(Collected data)
-- Begin --

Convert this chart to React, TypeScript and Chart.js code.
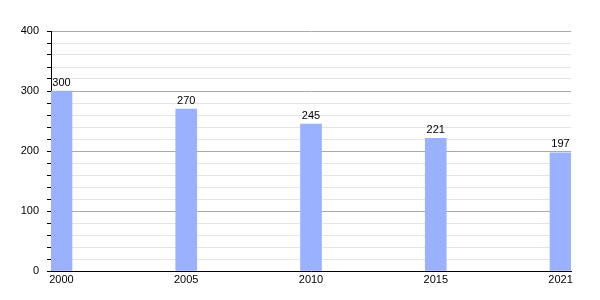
import React, { useEffect, useRef } from "react";
import { Chart, registerables } from "chart.js";

Chart.register(...registerables);

const years = ["2000", "2005", "2010", "2015", "2021"];
const population = [300, 270, 245, 221, 197];
const yTicks = [0, 20, 40, 60, 80, 100, 120, 140, 160, 180, 200, 220, 240, 260, 280, 300, 320, 340, 360, 380, 400];

const valueLabels = {
  id: "valueLabels",
  afterDatasetsDraw(chart: any) {
    const ctx = chart.ctx;
    const meta = chart.getDatasetMeta(0);
    ctx.save();
    ctx.font = "11px 'Liberation Sans', Arial, sans-serif";
    ctx.fillStyle = "#000";
    ctx.textAlign = "center";
    ctx.textBaseline = "bottom";
    meta.data.forEach((bar: any, i: number) => {
      ctx.fillText(String(population[i]), bar.x, bar.y - 3);
    });
    ctx.restore();
  },
};

export default function App() {
  const ref = useRef<HTMLCanvasElement>(null);
  useEffect(() => {
    if (!ref.current) return;
    Chart.defaults.font.family = "'Liberation Sans', Arial, sans-serif";
    Chart.defaults.font.size = 11;
    Chart.defaults.color = "#000";
    const chart = new Chart(ref.current, {
      type: "bar",
      data: {
        datasets: [
          {
            data: population.map((v, i) => ({ x: i, y: v })),
            backgroundColor: "#99b1ff",
            borderWidth: 0,
            barThickness: 21,
          },
        ],
      },
      options: {
        animation: false,
        responsive: false,
        layout: { padding: { top: 31, right: 29, bottom: 0, left: 0 } },
        plugins: { legend: { display: false }, tooltip: { enabled: false } },
        scales: {
          x: {
            type: "linear",
            offset: false,
            min: -0.084,
            max: 4.084,
            afterBuildTicks: (s: any) => {
              s.ticks = years.map((_, i) => ({ value: i }));
            },
            afterFit: (s: any) => {
              s.height = 29;
            },
            grid: { offset: false, drawOnChartArea: false, drawTicks: false, color: "transparent" },
            border: { display: true, color: "#000", width: 1 },
            ticks: {
              padding: 2,
              autoSkip: false,
              maxRotation: 0,
              callback: (v: any) => years[v] ?? "",
              color: "#000",
            },
          },
          y: {
            min: 0,
            max: 400,
            afterBuildTicks: (s: any) => {
              s.ticks = yTicks.map((v) => ({ value: v }));
            },
            afterFit: (s: any) => {
              s.width = 51;
            },
            grid: {
              color: (c: any) => (c.tick && c.tick.value % 100 === 0 ? "#aaaaaa" : "#e4e4e4"),
              tickColor: "#000",
              tickLength: 4,
            },
            border: { display: true, color: "#000", width: 1 },
            ticks: {
              padding: 8,
              autoSkip: false,
              callback: (v: any) => (Number(v) % 100 === 0 ? String(v) : ""),
              color: "#000",
            },
          },
        },
      },
      plugins: [valueLabels],
    } as any);
    return () => chart.destroy();
  }, []);
  return (
    <div style={{ position: "fixed", left: 0, top: 0, width: 600, height: 300, background: "#fff" }}>
      <canvas ref={ref} width={600} height={300} style={{ width: 600, height: 300 }} />
    </div>
  );
}
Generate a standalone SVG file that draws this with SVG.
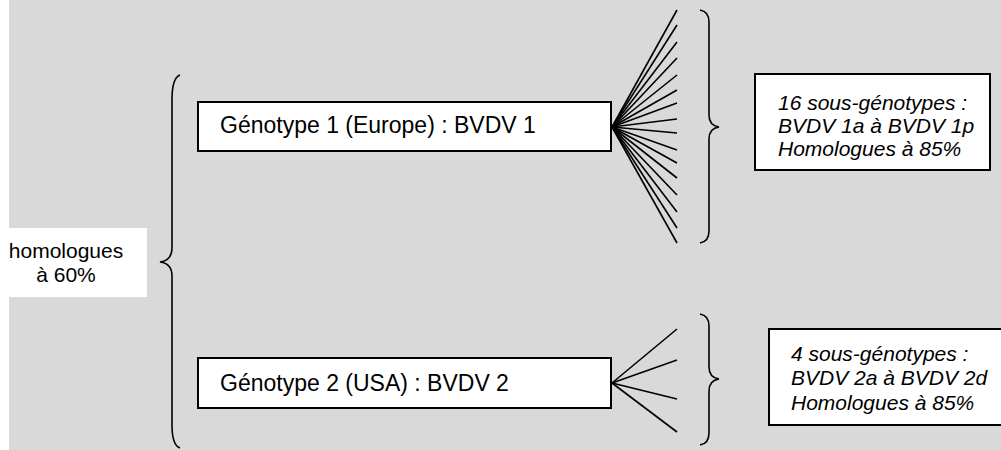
<svg xmlns="http://www.w3.org/2000/svg" width="1001" height="450" viewBox="0 0 1001 450">
  <style>
    .box { fill: #ffffff; stroke: #000000; stroke-width: 2; }
    .lbl { font-family: "Liberation Sans", Arial, sans-serif; font-size: 23px; fill: #000000; }
    .side { font-family: "Liberation Sans", Arial, sans-serif; font-size: 21px; fill: #000000; text-anchor: middle; }
    .it { font-family: "Liberation Sans", Arial, sans-serif; font-size: 21px; font-style: italic; fill: #000000; }
    .fan line { stroke: #000000; stroke-width: 1.6; }
    .brace { fill: none; stroke: #000000; stroke-width: 1.6; }
  </style>
  <rect x="0" y="0" width="1001" height="450" fill="#ffffff"/>
  <rect x="9" y="0" width="992" height="450" fill="#d9d9d9"/>

  <g id="homologues60">
    <rect x="9" y="228" width="138" height="69" fill="#ffffff"/>
    <text class="side" x="66" y="258">homologues</text>
    <text class="side" x="66" y="282">à 60%</text>
  </g>

  <g id="genotype1">
    <rect class="box" x="198" y="102" width="413" height="49"/>
    <text class="lbl" x="220" y="133">Génotype 1 (Europe) : BVDV 1</text>
  </g>

  <g id="genotype2">
    <rect class="box" x="198" y="358" width="413" height="50"/>
    <text class="lbl" x="220" y="391">Génotype 2 (USA) : BVDV 2</text>
  </g>

  <g id="sous1">
    <rect class="box" x="755" y="74" width="235" height="96"/>
    <text class="it" x="778" y="110">16 sous-génotypes :</text>
    <text class="it" x="778" y="133">BVDV 1a à BVDV 1p</text>
    <text class="it" x="778" y="156">Homologues à 85%</text>
  </g>

  <g id="sous2">
    <rect class="box" x="769" y="329" width="240" height="96"/>
    <text class="it" x="791" y="361">4 sous-génotypes :</text>
    <text class="it" x="791" y="385">BVDV 2a à BVDV 2d</text>
    <text class="it" x="791" y="410">Homologues à 85%</text>
  </g>

  <g id="connectors">
    <path class="brace" d="M180,75 C174,77 172,88 172,100 L172,248 C172,256 168,261 160,262 C168,263 172,268 172,276 L172,425 C172,437 174,446 180,448"/>
    <path class="brace" d="M700,10 C706,11 709,15 709,22 L709,115 C709,122 712,126 719,127 C712,128 709,132 709,139 L709,231 C709,238 706,242 700,243"/>
    <path class="brace" d="M700,314 C706,315 709,319 709,326 L709,367 C709,374 712,378 719,379 C712,380 709,384 709,391 L709,433 C709,440 706,444 700,445"/>
    <g class="fan">
      <line x1="612" y1="127" x2="677" y2="10"/>
      <line x1="612" y1="127" x2="677" y2="25"/>
      <line x1="612" y1="127" x2="677" y2="42"/>
      <line x1="612" y1="127" x2="677" y2="58"/>
      <line x1="612" y1="127" x2="677" y2="75"/>
      <line x1="612" y1="127" x2="677" y2="90"/>
      <line x1="612" y1="127" x2="677" y2="103"/>
      <line x1="612" y1="127" x2="677" y2="119"/>
      <line x1="612" y1="127" x2="677" y2="133"/>
      <line x1="612" y1="127" x2="677" y2="150"/>
      <line x1="612" y1="127" x2="677" y2="163"/>
      <line x1="612" y1="127" x2="677" y2="178"/>
      <line x1="612" y1="127" x2="677" y2="195"/>
      <line x1="612" y1="127" x2="677" y2="212"/>
      <line x1="612" y1="127" x2="677" y2="228"/>
      <line x1="612" y1="127" x2="677" y2="243"/>
    </g>
    <g class="fan">
      <line x1="612" y1="383" x2="677" y2="329"/>
      <line x1="612" y1="383" x2="677" y2="360"/>
      <line x1="612" y1="383" x2="677" y2="399"/>
      <line x1="612" y1="383" x2="677" y2="432"/>
    </g>
  </g>
</svg>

-- End --

• _WORK TO COMPLETE_
Make a verbatim copy of all the entries and strip out the pictures.

• _ANSWER FOR THIS EXERCISE_
Convert this chart to React, TypeScript and Chart.js code.
import React, { useEffect, useRef } from "react";
import { Chart, registerables } from "chart.js";

Chart.register(...registerables);

const years = ["2000", "2005", "2010", "2015", "2021"];
const population = [300, 270, 245, 221, 197];
const yTicks = [0, 20, 40, 60, 80, 100, 120, 140, 160, 180, 200, 220, 240, 260, 280, 300, 320, 340, 360, 380, 400];

const valueLabels = {
  id: "valueLabels",
  afterDatasetsDraw(chart: any) {
    const ctx = chart.ctx;
    const meta = chart.getDatasetMeta(0);
    ctx.save();
    ctx.font = "11px 'Liberation Sans', Arial, sans-serif";
    ctx.fillStyle = "#000";
    ctx.textAlign = "center";
    ctx.textBaseline = "bottom";
    meta.data.forEach((bar: any, i: number) => {
      ctx.fillText(String(population[i]), bar.x, bar.y - 3);
    });
    ctx.restore();
  },
};

export default function App() {
  const ref = useRef<HTMLCanvasElement>(null);
  useEffect(() => {
    if (!ref.current) return;
    Chart.defaults.font.family = "'Liberation Sans', Arial, sans-serif";
    Chart.defaults.font.size = 11;
    Chart.defaults.color = "#000";
    const chart = new Chart(ref.current, {
      type: "bar",
      data: {
        datasets: [
          {
            data: population.map((v, i) => ({ x: i, y: v })),
            backgroundColor: "#99b1ff",
            borderWidth: 0,
            barThickness: 21,
          },
        ],
      },
      options: {
        animation: false,
        responsive: false,
        layout: { padding: { top: 31, right: 29, bottom: 0, left: 0 } },
        plugins: { legend: { display: false }, tooltip: { enabled: false } },
        scales: {
          x: {
            type: "linear",
            offset: false,
            min: -0.084,
            max: 4.084,
            afterBuildTicks: (s: any) => {
              s.ticks = years.map((_, i) => ({ value: i }));
            },
            afterFit: (s: any) => {
              s.height = 29;
            },
            grid: { offset: false, drawOnChartArea: false, drawTicks: false, color: "transparent" },
            border: { display: true, color: "#000", width: 1 },
            ticks: {
              padding: 2,
              autoSkip: false,
              maxRotation: 0,
              callback: (v: any) => years[v] ?? "",
              color: "#000",
            },
          },
          y: {
            min: 0,
            max: 400,
            afterBuildTicks: (s: any) => {
              s.ticks = yTicks.map((v) => ({ value: v }));
            },
            afterFit: (s: any) => {
              s.width = 51;
            },
            grid: {
              color: (c: any) => (c.tick && c.tick.value % 100 === 0 ? "#aaaaaa" : "#e4e4e4"),
              tickColor: "#000",
              tickLength: 4,
            },
            border: { display: true, color: "#000", width: 1 },
            ticks: {
              padding: 8,
              autoSkip: false,
              callback: (v: any) => (Number(v) % 100 === 0 ? String(v) : ""),
              color: "#000",
            },
          },
        },
      },
      plugins: [valueLabels],
    } as any);
    return () => chart.destroy();
  }, []);
  return (
    <div style={{ position: "fixed", left: 0, top: 0, width: 600, height: 300, background: "#fff" }}>
      <canvas ref={ref} width={600} height={300} style={{ width: 600, height: 300 }} />
    </div>
  );
}
Generate a standalone SVG file that draws this with SVG.
<svg xmlns="http://www.w3.org/2000/svg" width="1001" height="450" viewBox="0 0 1001 450">
  <style>
    .box { fill: #ffffff; stroke: #000000; stroke-width: 2; }
    .lbl { font-family: "Liberation Sans", Arial, sans-serif; font-size: 23px; fill: #000000; }
    .side { font-family: "Liberation Sans", Arial, sans-serif; font-size: 21px; fill: #000000; text-anchor: middle; }
    .it { font-family: "Liberation Sans", Arial, sans-serif; font-size: 21px; font-style: italic; fill: #000000; }
    .fan line { stroke: #000000; stroke-width: 1.6; }
    .brace { fill: none; stroke: #000000; stroke-width: 1.6; }
  </style>
  <rect x="0" y="0" width="1001" height="450" fill="#ffffff"/>
  <rect x="9" y="0" width="992" height="450" fill="#d9d9d9"/>

  <g id="homologues60">
    <rect x="9" y="228" width="138" height="69" fill="#ffffff"/>
    <text class="side" x="66" y="258">homologues</text>
    <text class="side" x="66" y="282">à 60%</text>
  </g>

  <g id="genotype1">
    <rect class="box" x="198" y="102" width="413" height="49"/>
    <text class="lbl" x="220" y="133">Génotype 1 (Europe) : BVDV 1</text>
  </g>

  <g id="genotype2">
    <rect class="box" x="198" y="358" width="413" height="50"/>
    <text class="lbl" x="220" y="391">Génotype 2 (USA) : BVDV 2</text>
  </g>

  <g id="sous1">
    <rect class="box" x="755" y="74" width="235" height="96"/>
    <text class="it" x="778" y="110">16 sous-génotypes :</text>
    <text class="it" x="778" y="133">BVDV 1a à BVDV 1p</text>
    <text class="it" x="778" y="156">Homologues à 85%</text>
  </g>

  <g id="sous2">
    <rect class="box" x="769" y="329" width="240" height="96"/>
    <text class="it" x="791" y="361">4 sous-génotypes :</text>
    <text class="it" x="791" y="385">BVDV 2a à BVDV 2d</text>
    <text class="it" x="791" y="410">Homologues à 85%</text>
  </g>

  <g id="connectors">
    <path class="brace" d="M180,75 C174,77 172,88 172,100 L172,248 C172,256 168,261 160,262 C168,263 172,268 172,276 L172,425 C172,437 174,446 180,448"/>
    <path class="brace" d="M700,10 C706,11 709,15 709,22 L709,115 C709,122 712,126 719,127 C712,128 709,132 709,139 L709,231 C709,238 706,242 700,243"/>
    <path class="brace" d="M700,314 C706,315 709,319 709,326 L709,367 C709,374 712,378 719,379 C712,380 709,384 709,391 L709,433 C709,440 706,444 700,445"/>
    <g class="fan">
      <line x1="612" y1="127" x2="677" y2="10"/>
      <line x1="612" y1="127" x2="677" y2="25"/>
      <line x1="612" y1="127" x2="677" y2="42"/>
      <line x1="612" y1="127" x2="677" y2="58"/>
      <line x1="612" y1="127" x2="677" y2="75"/>
      <line x1="612" y1="127" x2="677" y2="90"/>
      <line x1="612" y1="127" x2="677" y2="103"/>
      <line x1="612" y1="127" x2="677" y2="119"/>
      <line x1="612" y1="127" x2="677" y2="133"/>
      <line x1="612" y1="127" x2="677" y2="150"/>
      <line x1="612" y1="127" x2="677" y2="163"/>
      <line x1="612" y1="127" x2="677" y2="178"/>
      <line x1="612" y1="127" x2="677" y2="195"/>
      <line x1="612" y1="127" x2="677" y2="212"/>
      <line x1="612" y1="127" x2="677" y2="228"/>
      <line x1="612" y1="127" x2="677" y2="243"/>
    </g>
    <g class="fan">
      <line x1="612" y1="383" x2="677" y2="329"/>
      <line x1="612" y1="383" x2="677" y2="360"/>
      <line x1="612" y1="383" x2="677" y2="399"/>
      <line x1="612" y1="383" x2="677" y2="432"/>
    </g>
  </g>
</svg>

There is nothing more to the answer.